_DATASET SECTION:_
>>>>
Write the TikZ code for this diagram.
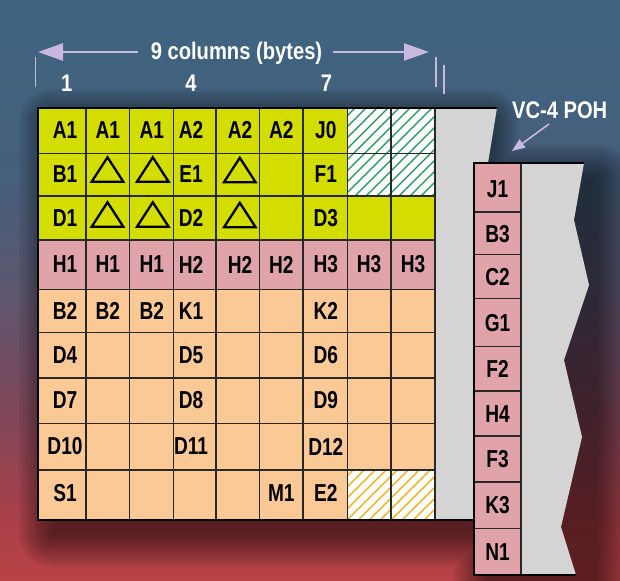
\documentclass[tikz,border=0pt]{standalone}
\usepackage{fontspec}
\setmainfont{Liberation Sans}
\newfontfamily\lblfont[FakeStretch=0.78]{Liberation Sans}
\newfontfamily\ttlfont[FakeStretch=0.84]{Liberation Sans}
\usetikzlibrary{arrows.meta,calc}

\definecolor{ylw}{RGB}{211,222,0}
\definecolor{pnk}{RGB}{224,163,170}
\definecolor{pch}{RGB}{250,201,150}
\definecolor{gry}{RGB}{212,212,212}
\definecolor{lav}{RGB}{200,184,222}
\definecolor{hgreen}{RGB}{20,150,80}
\definecolor{horange}{RGB}{242,178,20}
\definecolor{gline}{RGB}{40,40,40}

\pgfdeclareverticalshading{bgshade}{100bp}{%
 rgb(0bp)=(0.725,0.259,0.275);
 rgb(25bp)=(0.725,0.259,0.275);
 rgb(30.2bp)=(0.667,0.251,0.282);
 rgb(38.8bp)=(0.51,0.275,0.345);
 rgb(49.1bp)=(0.37,0.335,0.43);
 rgb(59.5bp)=(0.275,0.372,0.478);
 rgb(75bp)=(0.243,0.392,0.51);
 rgb(100bp)=(0.243,0.392,0.51)}

\begin{document}
\begin{tikzpicture}[x=1pt,y=-1pt,
  lbl/.style={font=\lblfont\bfseries\fontsize{24.5}{25}\selectfont, inner sep=0pt, text=black},
  ttl/.style={font=\ttlfont\bfseries\fontsize{24}{26}\selectfont, text=white, inner sep=0pt},
  bdr/.style={line width=2.6pt, black},
  cellline/.style={line width=1.1pt, gline},
  tri/.style={line width=2.3pt, black, line join=miter},
  bigarrow/.style={lav, line width=2.7pt, -{Triangle[length=25pt,width=17pt]}},
  tickline/.style={lav, line width=1.3pt},
  pointer/.style={lav, line width=1.6pt, -{Triangle[length=13pt,width=10pt]}}]

\useasboundingbox (0,0) rectangle (620,580);
\clip (0,0) rectangle (620,580);
\shade[shading=bgshade] (0,0) rectangle (620,580);

% soft shadow
\foreach \i in {0,...,11}{
  \pgfmathsetmacro\d{3*\i}
  \fill[black, opacity=0.05, rounded corners=\d pt]
    (52-\d,122-\d) rectangle (486+\d,534+\d)
    (486-\d,177-\d) rectangle (598+\d,589+\d);
}

% gray blocks
\fill[gry] (435,108) -- (497,108) -- (488,163) -- (474,163) -- (474,520) -- (435,520) -- cycle;
\fill[gry] (521,163) -- (584,163) -- (574,220) -- (589,285) -- (564,360) -- (582,437) -- (561,527) -- (576,575) -- (521,575) -- cycle;

% cell fills
\fill[ylw] (38,108) rectangle (347.5,240);
\fill[ylw] (347.5,196) rectangle (435,240);
\fill[pnk] (38,240) rectangle (435,289.5);
\fill[pch] (38,289.5) rectangle (435,520);
\begin{scope}
  \clip (347.5,108) rectangle (435,196);
  \fill[white] (347.5,108) rectangle (435,196);
  \foreach \k in {0,...,17} \draw[hgreen, line width=1.4pt] (256+\k*11,196) -- ++(100,-100);
\end{scope}
\begin{scope}
  \clip (347.5,470) rectangle (435,520);
  \fill[white] (347.5,470) rectangle (435,520);
  \foreach \k in {0,...,13} \draw[horange, line width=1.4pt] (292+\k*11,520) -- ++(60,-60);
\end{scope}

% POH column
\fill[pnk] (474,163) rectangle (521,575);
\foreach \y in {212,254.5,298.5,346.5,391,436,482,528.5}
  \draw[cellline] (474,\y) -- (521,\y);

% grid lines
\foreach \x in {86,129.5,173.5,216,259.5,303,347.5,391}
  \draw[cellline] (\x,108) -- (\x,520);
\foreach \y in {153.5,196,240,289.5,332.5,378,423.5,470}
  \draw[cellline] (38,\y) -- (435,\y);
\draw[gline, line width=1.7pt] (435,108) -- (435,520);
\draw[gline, line width=1.7pt] (521,163) -- (521,575);

% thick borders
\draw[bdr] (474,520) -- (38,520) -- (38,108) -- (497,108);
\draw[bdr] (576,575) -- (474,575) -- (474,163) -- (584,163);

% column / row centre coordinates
\coordinate (c1) at (65,0);   \coordinate (c2) at (107.8,0); \coordinate (c3) at (151.8,0);
\coordinate (c4) at (191,0);  \coordinate (c5) at (240,0);   \coordinate (c6) at (281.3,0);
\coordinate (c7) at (325.8,0);\coordinate (c8) at (369,0);   \coordinate (c9) at (413,0);
\coordinate (r1) at (0,130);  \coordinate (r2) at (0,174.5); \coordinate (r3) at (0,218);
\coordinate (r4) at (0,264.5);\coordinate (r5) at (0,311);   \coordinate (r6) at (0,355);
\coordinate (r7) at (0,400.5);\coordinate (r8) at (0,446.5); \coordinate (r9) at (0,493);

\foreach \t/\c/\r [count=\n] in {A1/1/1,A1/2/1,A1/3/1,A2/4/1,A2/5/1,A2/6/1,J0/7/1,
  B1/1/2,E1/4/2,F1/7/2, D1/1/3,D2/4/3,D3/7/3,
  H1/1/4,H1/2/4,H1/3/4,H2/4/4,H2/5/4,H2/6/4,H3/7/4,H3/8/4,H3/9/4,
  B2/1/5,B2/2/5,B2/3/5,K1/4/5,K2/7/5, D4/1/6,D5/4/6,D6/7/6,
  D7/1/7,D8/4/7,D9/7/7, D10/1/8,D11/4/8,D12/7/8, S1/1/9,M1/6/9,E2/7/9}
  \node[lbl] (L\n) at (c\c |- r\r) {\t};

% POH labels
\foreach \t/\y [count=\n] in {J1/189,B3/234,C2/277,G1/323,F2/369,H4/414,F3/459.5,K3/505.5,N1/552}
  \node[lbl] (P\n) at (497.5,\y) {\t};

% triangles
\foreach \x/\y [count=\n] in {107.5/169.5,152.8/169.5,239.8/170,107.5/214.5,152.8/214.5,239.8/215}{
  \coordinate (T\n) at (\x,\y);
  \draw[tri] ($(T\n)+(-15.8,12.2)$) -- ($(T\n)+(0,-12.2)$) -- ($(T\n)+(15.8,12.2)$) -- cycle;
}

% header
\node[ttl, anchor=base] (title) at (236.5,59.3) {9 columns (bytes)};
\coordinate (la) at (38,52);
\coordinate (ra) at (429,52);
\draw[bigarrow] ([xshift=-13pt]title.west |- la) -- (la);
\draw[bigarrow] ([xshift=11pt]title.east |- ra) -- (ra);
\node[ttl, anchor=base] (n1) at (66.7,91.7) {1};
\node[ttl, anchor=base] (n4) at (191,91.7) {4};
\node[ttl, anchor=base] (n7) at (326.5,91.7) {7};
\coordinate (tk1a) at (35.7,57); \coordinate (tk1b) at (35.7,87);
\coordinate (tk2a) at (436,57);  \coordinate (tk2b) at (436,87);
\coordinate (tk3a) at (444,65);  \coordinate (tk3b) at (444,94);
\draw[tickline] (tk1a) -- (tk1b);
\draw[tickline] (tk2a) -- (tk2b);
\draw[tickline] (tk3a) -- (tk3b);

\node[ttl, anchor=base] (poh) at (559.7,119) {VC-4 POH};
\coordinate (pa) at (549,124);
\coordinate (pb) at (512,151);
\draw[pointer] (pa) -- (pb);
\end{tikzpicture}
\end{document}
<<<<
_WHAT TO DO:_
Quote each line of the listing exactly, but leave the pictures out.

_EXPECTED ANSWER:_
Write the TikZ code for this diagram.
\documentclass[tikz,border=0pt]{standalone}
\usepackage{fontspec}
\setmainfont{Liberation Sans}
\newfontfamily\lblfont[FakeStretch=0.78]{Liberation Sans}
\newfontfamily\ttlfont[FakeStretch=0.84]{Liberation Sans}
\usetikzlibrary{arrows.meta,calc}

\definecolor{ylw}{RGB}{211,222,0}
\definecolor{pnk}{RGB}{224,163,170}
\definecolor{pch}{RGB}{250,201,150}
\definecolor{gry}{RGB}{212,212,212}
\definecolor{lav}{RGB}{200,184,222}
\definecolor{hgreen}{RGB}{20,150,80}
\definecolor{horange}{RGB}{242,178,20}
\definecolor{gline}{RGB}{40,40,40}

\pgfdeclareverticalshading{bgshade}{100bp}{%
 rgb(0bp)=(0.725,0.259,0.275);
 rgb(25bp)=(0.725,0.259,0.275);
 rgb(30.2bp)=(0.667,0.251,0.282);
 rgb(38.8bp)=(0.51,0.275,0.345);
 rgb(49.1bp)=(0.37,0.335,0.43);
 rgb(59.5bp)=(0.275,0.372,0.478);
 rgb(75bp)=(0.243,0.392,0.51);
 rgb(100bp)=(0.243,0.392,0.51)}

\begin{document}
\begin{tikzpicture}[x=1pt,y=-1pt,
  lbl/.style={font=\lblfont\bfseries\fontsize{24.5}{25}\selectfont, inner sep=0pt, text=black},
  ttl/.style={font=\ttlfont\bfseries\fontsize{24}{26}\selectfont, text=white, inner sep=0pt},
  bdr/.style={line width=2.6pt, black},
  cellline/.style={line width=1.1pt, gline},
  tri/.style={line width=2.3pt, black, line join=miter},
  bigarrow/.style={lav, line width=2.7pt, -{Triangle[length=25pt,width=17pt]}},
  tickline/.style={lav, line width=1.3pt},
  pointer/.style={lav, line width=1.6pt, -{Triangle[length=13pt,width=10pt]}}]

\useasboundingbox (0,0) rectangle (620,580);
\clip (0,0) rectangle (620,580);
\shade[shading=bgshade] (0,0) rectangle (620,580);

% soft shadow
\foreach \i in {0,...,11}{
  \pgfmathsetmacro\d{3*\i}
  \fill[black, opacity=0.05, rounded corners=\d pt]
    (52-\d,122-\d) rectangle (486+\d,534+\d)
    (486-\d,177-\d) rectangle (598+\d,589+\d);
}

% gray blocks
\fill[gry] (435,108) -- (497,108) -- (488,163) -- (474,163) -- (474,520) -- (435,520) -- cycle;
\fill[gry] (521,163) -- (584,163) -- (574,220) -- (589,285) -- (564,360) -- (582,437) -- (561,527) -- (576,575) -- (521,575) -- cycle;

% cell fills
\fill[ylw] (38,108) rectangle (347.5,240);
\fill[ylw] (347.5,196) rectangle (435,240);
\fill[pnk] (38,240) rectangle (435,289.5);
\fill[pch] (38,289.5) rectangle (435,520);
\begin{scope}
  \clip (347.5,108) rectangle (435,196);
  \fill[white] (347.5,108) rectangle (435,196);
  \foreach \k in {0,...,17} \draw[hgreen, line width=1.4pt] (256+\k*11,196) -- ++(100,-100);
\end{scope}
\begin{scope}
  \clip (347.5,470) rectangle (435,520);
  \fill[white] (347.5,470) rectangle (435,520);
  \foreach \k in {0,...,13} \draw[horange, line width=1.4pt] (292+\k*11,520) -- ++(60,-60);
\end{scope}

% POH column
\fill[pnk] (474,163) rectangle (521,575);
\foreach \y in {212,254.5,298.5,346.5,391,436,482,528.5}
  \draw[cellline] (474,\y) -- (521,\y);

% grid lines
\foreach \x in {86,129.5,173.5,216,259.5,303,347.5,391}
  \draw[cellline] (\x,108) -- (\x,520);
\foreach \y in {153.5,196,240,289.5,332.5,378,423.5,470}
  \draw[cellline] (38,\y) -- (435,\y);
\draw[gline, line width=1.7pt] (435,108) -- (435,520);
\draw[gline, line width=1.7pt] (521,163) -- (521,575);

% thick borders
\draw[bdr] (474,520) -- (38,520) -- (38,108) -- (497,108);
\draw[bdr] (576,575) -- (474,575) -- (474,163) -- (584,163);

% column / row centre coordinates
\coordinate (c1) at (65,0);   \coordinate (c2) at (107.8,0); \coordinate (c3) at (151.8,0);
\coordinate (c4) at (191,0);  \coordinate (c5) at (240,0);   \coordinate (c6) at (281.3,0);
\coordinate (c7) at (325.8,0);\coordinate (c8) at (369,0);   \coordinate (c9) at (413,0);
\coordinate (r1) at (0,130);  \coordinate (r2) at (0,174.5); \coordinate (r3) at (0,218);
\coordinate (r4) at (0,264.5);\coordinate (r5) at (0,311);   \coordinate (r6) at (0,355);
\coordinate (r7) at (0,400.5);\coordinate (r8) at (0,446.5); \coordinate (r9) at (0,493);

\foreach \t/\c/\r [count=\n] in {A1/1/1,A1/2/1,A1/3/1,A2/4/1,A2/5/1,A2/6/1,J0/7/1,
  B1/1/2,E1/4/2,F1/7/2, D1/1/3,D2/4/3,D3/7/3,
  H1/1/4,H1/2/4,H1/3/4,H2/4/4,H2/5/4,H2/6/4,H3/7/4,H3/8/4,H3/9/4,
  B2/1/5,B2/2/5,B2/3/5,K1/4/5,K2/7/5, D4/1/6,D5/4/6,D6/7/6,
  D7/1/7,D8/4/7,D9/7/7, D10/1/8,D11/4/8,D12/7/8, S1/1/9,M1/6/9,E2/7/9}
  \node[lbl] (L\n) at (c\c |- r\r) {\t};

% POH labels
\foreach \t/\y [count=\n] in {J1/189,B3/234,C2/277,G1/323,F2/369,H4/414,F3/459.5,K3/505.5,N1/552}
  \node[lbl] (P\n) at (497.5,\y) {\t};

% triangles
\foreach \x/\y [count=\n] in {107.5/169.5,152.8/169.5,239.8/170,107.5/214.5,152.8/214.5,239.8/215}{
  \coordinate (T\n) at (\x,\y);
  \draw[tri] ($(T\n)+(-15.8,12.2)$) -- ($(T\n)+(0,-12.2)$) -- ($(T\n)+(15.8,12.2)$) -- cycle;
}

% header
\node[ttl, anchor=base] (title) at (236.5,59.3) {9 columns (bytes)};
\coordinate (la) at (38,52);
\coordinate (ra) at (429,52);
\draw[bigarrow] ([xshift=-13pt]title.west |- la) -- (la);
\draw[bigarrow] ([xshift=11pt]title.east |- ra) -- (ra);
\node[ttl, anchor=base] (n1) at (66.7,91.7) {1};
\node[ttl, anchor=base] (n4) at (191,91.7) {4};
\node[ttl, anchor=base] (n7) at (326.5,91.7) {7};
\coordinate (tk1a) at (35.7,57); \coordinate (tk1b) at (35.7,87);
\coordinate (tk2a) at (436,57);  \coordinate (tk2b) at (436,87);
\coordinate (tk3a) at (444,65);  \coordinate (tk3b) at (444,94);
\draw[tickline] (tk1a) -- (tk1b);
\draw[tickline] (tk2a) -- (tk2b);
\draw[tickline] (tk3a) -- (tk3b);

\node[ttl, anchor=base] (poh) at (559.7,119) {VC-4 POH};
\coordinate (pa) at (549,124);
\coordinate (pb) at (512,151);
\draw[pointer] (pa) -- (pb);
\end{tikzpicture}
\end{document}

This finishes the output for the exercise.